Trout. I forget what they look like. This is getting to the point of absurdity. I have a few theories as to why my fly ventures into the kettleponds have been so fruitless. Here they are:
- My time slot. I’ve only really had the time to hit the kettleponds after work the past few weeks. Most of the bites on flies I’ve heard have been coming in the morning and during the day in sunny skies. Well, folks, we haven’t had many of these, and night temperatures have remained down. My theory is that the bug activity hasn’t been there due to these cold dusks and the trout have turned off the feedbag.
- High water levels. Water levels in the ponds are crazy high. I think many of these fish that are stocked hang out in the deeper levels of the ponds until the water warms up. It’s been difficult to get a fly cast out to where they’re hanging out.
- I’m stubborn as hell. Here’s my thought process: “I’m going to throw this fly because I’m seeing this size midge and the past five years I’ve caught trout on it.” I then proceed to cast the fly until my arms are sore. I’ve also been too stubborn to switch to the spin (mostly). Maybe if I’d switch it up a bit I could catch a trout.

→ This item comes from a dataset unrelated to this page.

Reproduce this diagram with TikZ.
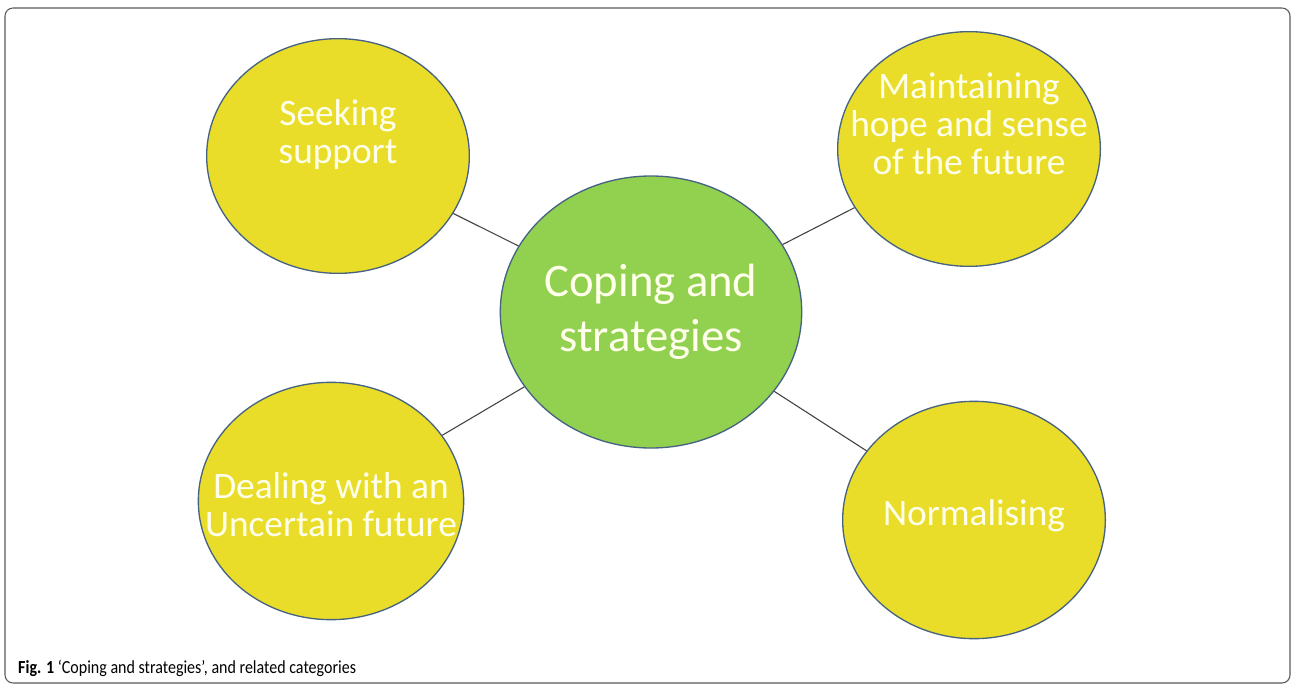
\documentclass[tikz,border=0pt]{standalone}
\usepackage{fontspec}
\setmainfont{Carlito}
\usepackage{xcolor}
\usetikzlibrary{shapes.geometric}
\definecolor{bubblefill}{RGB}{234,221,42}
\definecolor{corefill}{RGB}{146,208,80}
\definecolor{rimblue}{RGB}{70,100,130}
\definecolor{textcream}{RGB}{255,255,236}

\begin{document}
\begin{tikzpicture}[
x=0.75pt, y=-0.75pt,
  bubble/.style = {ellipse, draw=rimblue, line width=1pt, fill=bubblefill,
    minimum width=197pt, minimum height=176pt, inner sep=0pt},
  core/.style = {bubble, fill=corefill, minimum width=211pt, minimum height=204pt,
    text=textcream, align=center, font=\fontsize{35}{41}\selectfont},
  words/.style = {text=textcream, align=center, inner sep=0pt,
    font=\fontsize{28}{28.5}\selectfont},
  link/.style = {draw=black!75, line width=0.8pt}
]
\useasboundingbox (0,0) rectangle (1293,685);
\draw[gray!70!black, line width=0.8pt, rounded corners=6pt] (5,8) rectangle (1290,683);

% centre and the four categories
\node[core] (core) at (651,312) {Coping and\\strategies};
\node[bubble] (seek) at (338,156) {};
\node[bubble] (hope) at (969,149) {};
\node[bubble, minimum width=199pt, minimum height=178pt] (deal) at (331,501) {};
\node[bubble, minimum height=178pt] (norm) at (974,520) {};

\node[words] (seektxt) at (338,135) {Seeking\\support};
\node[words] (hopetxt) at (969,124) {Maintaining\\hope and sense\\of the future};
\node[words] (dealtxt) at (331,505) {Dealing with an\\Uncertain future};
\node[words] (normtxt) at (974,516) {Normalising};

\draw[link] (seek) -- (core);
\draw[link] (hope) -- (core);
\draw[link] (deal) -- (core);
\draw[link] (norm) -- (core);

% caption
\node[anchor=base west, inner sep=0pt, xscale=0.87, transform shape,
  font=\fontsize{13.8}{15}\selectfont] (cap) at (18,673)
  {\textbf{Fig. 1} `Coping and strategies', and related categories};
\end{tikzpicture}
\end{document}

Yesterday, I hit a Cape pond at the recommendation of a buddy. I felt like the monkey was going to get off my back. There were plenty of midges flying around, so I cast a few midge flies to no success. I switched over to a big green woolly and dragged it across the sandy bottom. Hit and then almost immediately break off. I’m happy there were no other anglers around to hear my frustrations. I switched to the spin rod and immediately hooked up, but dropped the fish.
The good news is, the state did an excellent job stocking a whole bunch of beautiful trout in the ponds, and as long as you’re not me you should be able to catch a few. Mornings and afternoons on sunny days seems to be best.
Salt report and forecast
Not much has changed in the way of saltwater reports in the past week. Holdovers continue to feed actively, and some have even reported schools of fish out in the open water feeding on spring baitfish. These are most likely holdovers taking advantage of the warmer water temps, but some believe that small waves of schoolies do make an early arrival in April. The real migration won’t hit us for another week or so. Look to rivers and estuaries, especially on South facing areas along the Cape and just off Cape to find the first waves. They’ll be micros and schoolies, so crush those barbs and throw small offerings, like small swim shads, jigs, spook plugs.
Haddock opens up on Monday, but I don’t think you’ll find many boats out there. Weather reports don’t look great. Scouting bottom fishermen have reported some good numbers of haddock well-off the Bank and are predicting another great haddock season. Fish should be up on the bank in shallow water in the next few weeks. A 6oz – 12oz jig with a few white curly-tailed teasers on a hi-lo should get you on the fish. Don’t be afraid to move around. It also helps to have a network of boats patrolling the Bank for the bite. Once you find them at a certain depth, you can usually lock it in. As the water warms and more bait pours in, the fish will move shallower on the bank. Finding them can be tedious, but nothing beats haddock fillets.